-- BEGIN --

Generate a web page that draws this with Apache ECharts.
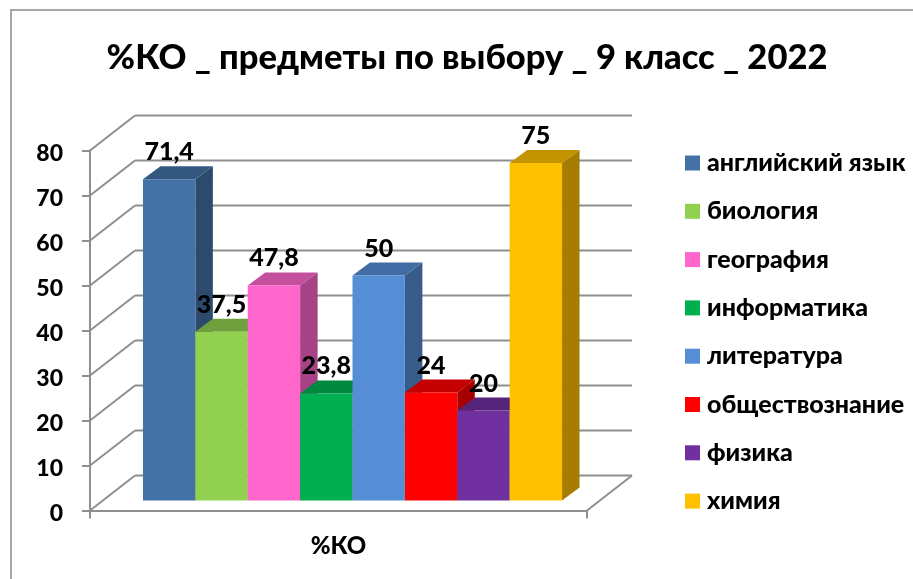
<!DOCTYPE html>
<html>
<head>
<meta charset="utf-8">
<title>%КО</title>
<style>
  html, body { margin: 0; padding: 0; background: #fff; }
  #chart { width: 913px; height: 579px; }
</style>
</head>
<body>
<div id="chart"></div>
<script src="https://cdn.jsdelivr.net/npm/echarts@6/dist/echarts.min.js"></script>
<script>
  const titleText = '%КО _ предметы по выбору _ 9 класс _ 2022'
  const categories = ['%КО']
  const subjects = ['английский язык', 'биология', 'география', 'информатика', 'литература', 'обществознание', 'физика', 'химия']
  const values = [71.4, 37.5, 47.8, 23.8, 50, 24, 20, 75]
  const yTicks = [0, 10, 20, 30, 40, 50, 60, 70, 80]
  const colors = ['#4472A6', '#92D050', '#FF66CC', '#00B050', '#558ED5', '#FF0000', '#7030A0', '#FFC000']

  const fontName = 'Lato, "Open Sans", sans-serif'
  const wallDx = 45
  const wallDy = -35
  const lineColor = '#8f8f8f'

  function shade (hex, k) {
    const n = parseInt(hex.slice(1), 16)
    const r = Math.round((n >> 16) * k)
    const g = Math.round(((n >> 8) & 255) * k)
    const b = Math.round((n & 255) * k)
    return 'rgb(' + r + ',' + g + ',' + b + ')'
  }

  // api.coord gives the middle of the category band, so step back half a band
  function renderWalls (params, api) {
    const tick = api.value(0)
    const band = api.size([1, 0])[0]
    const p = api.coord([0, tick])
    const left = p[0] - band / 2
    const style = { stroke: lineColor, lineWidth: 2, fill: 'none' }
    const children = [
      { type: 'line', shape: { x1: left, y1: p[1], x2: left + wallDx, y2: p[1] + wallDy }, style: style },
      { type: 'line', shape: { x1: left + wallDx, y1: p[1] + wallDy, x2: left + band + wallDx, y2: p[1] + wallDy }, style: style }
    ]
    if (tick === 0) {
      children.push({ type: 'line', shape: { x1: left + band, y1: p[1], x2: left + band + wallDx, y2: p[1] + wallDy }, style: style })
    }
    return { type: 'group', children: children }
  }

  function makeRenderBar (index) {
    return function (params, api) {
      const band = api.size([1, 0])[0]
      const w = band * 0.1054
      const center = api.coord([0, 0])[0] + 14
      const base = api.coord([0, 0])[1] - 10
      const v = api.value(1)
      const top = api.coord([0, v])[1] - 10
      const x = center - w * subjects.length / 2 + index * w
      const dx = 17.5
      const dy = -13
      const c = colors[index]
      return {
        type: 'group',
        children: [
          { type: 'polygon', shape: { points: [[x + w, top], [x + w + dx, top + dy], [x + w + dx, base + dy], [x + w, base]] }, style: { fill: shade(c, 0.65) } },
          { type: 'polygon', shape: { points: [[x, top], [x + dx, top + dy], [x + w + dx, top + dy], [x + w, top]] }, style: { fill: shade(c, 0.77) } },
          { type: 'rect', shape: { x: x, y: top, width: w, height: base - top }, style: { fill: c } },
          {
            type: 'text',
            z2: 100,
            style: {
              x: x + w / 2,
              y: top - 27,
              text: String(v).replace('.', ','),
              fill: '#000',
              font: '900 25px ' + fontName,
              textAlign: 'center',
              textVerticalAlign: 'middle'
            }
          }
        ]
      }
    }
  }

  const series = [{
    name: 'walls',
    type: 'custom',
    silent: true,
    renderItem: renderWalls,
    data: yTicks.map(t => [t]),
    encode: { y: 0 },
    z: 1
  }]
  subjects.forEach((name, i) => {
    series.push({
      name: name,
      type: 'custom',
      renderItem: makeRenderBar(i),
      itemStyle: { color: colors[i] },
      data: [[0, values[i]]],
      encode: { x: 0, y: 1 },
      z: 2
    })
  })

  const chart = echarts.init(document.getElementById('chart'))
  chart.setOption({
    animation: false,
    backgroundColor: '#fff',
    title: {
      text: titleText,
      left: 462,
      top: 35,
      textAlign: 'center',
      textStyle: { fontFamily: fontName, fontWeight: 900, fontSize: 34.5, color: '#000' }
    },
    legend: {
      data: subjects,
      orient: 'vertical',
      left: 685,
      top: 150.5,
      padding: 0,
      icon: 'rect',
      itemWidth: 15,
      itemHeight: 15,
      itemGap: 23.3,
      textStyle: { fontFamily: fontName, fontWeight: 900, fontSize: 25, color: '#000', padding: [0, 0, 0, 2] }
    },
    grid: { left: 90, right: 326, top: 150.5, bottom: 68.5 },
    xAxis: {
      type: 'category',
      data: categories,
      axisLine: { lineStyle: { color: lineColor, width: 2 } },
      axisTick: { show: true, length: 8, lineStyle: { color: lineColor, width: 2 } },
      axisLabel: { margin: 24, color: '#000', fontFamily: fontName, fontWeight: 900, fontSize: 24 }
    },
    yAxis: {
      type: 'value',
      min: 0,
      max: 80,
      interval: 10,
      splitLine: { show: false },
      axisLine: { show: true, lineStyle: { color: lineColor, width: 2 } },
      axisTick: { show: true, length: 8, lineStyle: { color: lineColor, width: 2 } },
      axisLabel: {
        margin: 27,
        formatter: '{v|{value}}',
        rich: { v: { padding: [7, 0, 0, 0], color: '#000', fontFamily: fontName, fontWeight: 900, fontSize: 23 } }
      }
    },
    graphic: [{
      type: 'rect',
      shape: { x: 11, y: 10, width: 1000, height: 700 },
      style: { fill: 'none', stroke: '#a6a6a6', lineWidth: 2 },
      silent: true
    }],
    series: series
  })
</script>
</body>
</html>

-- END --

▶ Problem description: From the data above, write out everything exactly except the pictures.

▶ Response:
Generate a web page that draws this with Apache ECharts.
<!DOCTYPE html>
<html>
<head>
<meta charset="utf-8">
<title>%КО</title>
<style>
  html, body { margin: 0; padding: 0; background: #fff; }
  #chart { width: 913px; height: 579px; }
</style>
</head>
<body>
<div id="chart"></div>
<script src="https://cdn.jsdelivr.net/npm/echarts@6/dist/echarts.min.js"></script>
<script>
  const titleText = '%КО _ предметы по выбору _ 9 класс _ 2022'
  const categories = ['%КО']
  const subjects = ['английский язык', 'биология', 'география', 'информатика', 'литература', 'обществознание', 'физика', 'химия']
  const values = [71.4, 37.5, 47.8, 23.8, 50, 24, 20, 75]
  const yTicks = [0, 10, 20, 30, 40, 50, 60, 70, 80]
  const colors = ['#4472A6', '#92D050', '#FF66CC', '#00B050', '#558ED5', '#FF0000', '#7030A0', '#FFC000']

  const fontName = 'Lato, "Open Sans", sans-serif'
  const wallDx = 45
  const wallDy = -35
  const lineColor = '#8f8f8f'

  function shade (hex, k) {
    const n = parseInt(hex.slice(1), 16)
    const r = Math.round((n >> 16) * k)
    const g = Math.round(((n >> 8) & 255) * k)
    const b = Math.round((n & 255) * k)
    return 'rgb(' + r + ',' + g + ',' + b + ')'
  }

  // api.coord gives the middle of the category band, so step back half a band
  function renderWalls (params, api) {
    const tick = api.value(0)
    const band = api.size([1, 0])[0]
    const p = api.coord([0, tick])
    const left = p[0] - band / 2
    const style = { stroke: lineColor, lineWidth: 2, fill: 'none' }
    const children = [
      { type: 'line', shape: { x1: left, y1: p[1], x2: left + wallDx, y2: p[1] + wallDy }, style: style },
      { type: 'line', shape: { x1: left + wallDx, y1: p[1] + wallDy, x2: left + band + wallDx, y2: p[1] + wallDy }, style: style }
    ]
    if (tick === 0) {
      children.push({ type: 'line', shape: { x1: left + band, y1: p[1], x2: left + band + wallDx, y2: p[1] + wallDy }, style: style })
    }
    return { type: 'group', children: children }
  }

  function makeRenderBar (index) {
    return function (params, api) {
      const band = api.size([1, 0])[0]
      const w = band * 0.1054
      const center = api.coord([0, 0])[0] + 14
      const base = api.coord([0, 0])[1] - 10
      const v = api.value(1)
      const top = api.coord([0, v])[1] - 10
      const x = center - w * subjects.length / 2 + index * w
      const dx = 17.5
      const dy = -13
      const c = colors[index]
      return {
        type: 'group',
        children: [
          { type: 'polygon', shape: { points: [[x + w, top], [x + w + dx, top + dy], [x + w + dx, base + dy], [x + w, base]] }, style: { fill: shade(c, 0.65) } },
          { type: 'polygon', shape: { points: [[x, top], [x + dx, top + dy], [x + w + dx, top + dy], [x + w, top]] }, style: { fill: shade(c, 0.77) } },
          { type: 'rect', shape: { x: x, y: top, width: w, height: base - top }, style: { fill: c } },
          {
            type: 'text',
            z2: 100,
            style: {
              x: x + w / 2,
              y: top - 27,
              text: String(v).replace('.', ','),
              fill: '#000',
              font: '900 25px ' + fontName,
              textAlign: 'center',
              textVerticalAlign: 'middle'
            }
          }
        ]
      }
    }
  }

  const series = [{
    name: 'walls',
    type: 'custom',
    silent: true,
    renderItem: renderWalls,
    data: yTicks.map(t => [t]),
    encode: { y: 0 },
    z: 1
  }]
  subjects.forEach((name, i) => {
    series.push({
      name: name,
      type: 'custom',
      renderItem: makeRenderBar(i),
      itemStyle: { color: colors[i] },
      data: [[0, values[i]]],
      encode: { x: 0, y: 1 },
      z: 2
    })
  })

  const chart = echarts.init(document.getElementById('chart'))
  chart.setOption({
    animation: false,
    backgroundColor: '#fff',
    title: {
      text: titleText,
      left: 462,
      top: 35,
      textAlign: 'center',
      textStyle: { fontFamily: fontName, fontWeight: 900, fontSize: 34.5, color: '#000' }
    },
    legend: {
      data: subjects,
      orient: 'vertical',
      left: 685,
      top: 150.5,
      padding: 0,
      icon: 'rect',
      itemWidth: 15,
      itemHeight: 15,
      itemGap: 23.3,
      textStyle: { fontFamily: fontName, fontWeight: 900, fontSize: 25, color: '#000', padding: [0, 0, 0, 2] }
    },
    grid: { left: 90, right: 326, top: 150.5, bottom: 68.5 },
    xAxis: {
      type: 'category',
      data: categories,
      axisLine: { lineStyle: { color: lineColor, width: 2 } },
      axisTick: { show: true, length: 8, lineStyle: { color: lineColor, width: 2 } },
      axisLabel: { margin: 24, color: '#000', fontFamily: fontName, fontWeight: 900, fontSize: 24 }
    },
    yAxis: {
      type: 'value',
      min: 0,
      max: 80,
      interval: 10,
      splitLine: { show: false },
      axisLine: { show: true, lineStyle: { color: lineColor, width: 2 } },
      axisTick: { show: true, length: 8, lineStyle: { color: lineColor, width: 2 } },
      axisLabel: {
        margin: 27,
        formatter: '{v|{value}}',
        rich: { v: { padding: [7, 0, 0, 0], color: '#000', fontFamily: fontName, fontWeight: 900, fontSize: 23 } }
      }
    },
    graphic: [{
      type: 'rect',
      shape: { x: 11, y: 10, width: 1000, height: 700 },
      style: { fill: 'none', stroke: '#a6a6a6', lineWidth: 2 },
      silent: true
    }],
    series: series
  })
</script>
</body>
</html>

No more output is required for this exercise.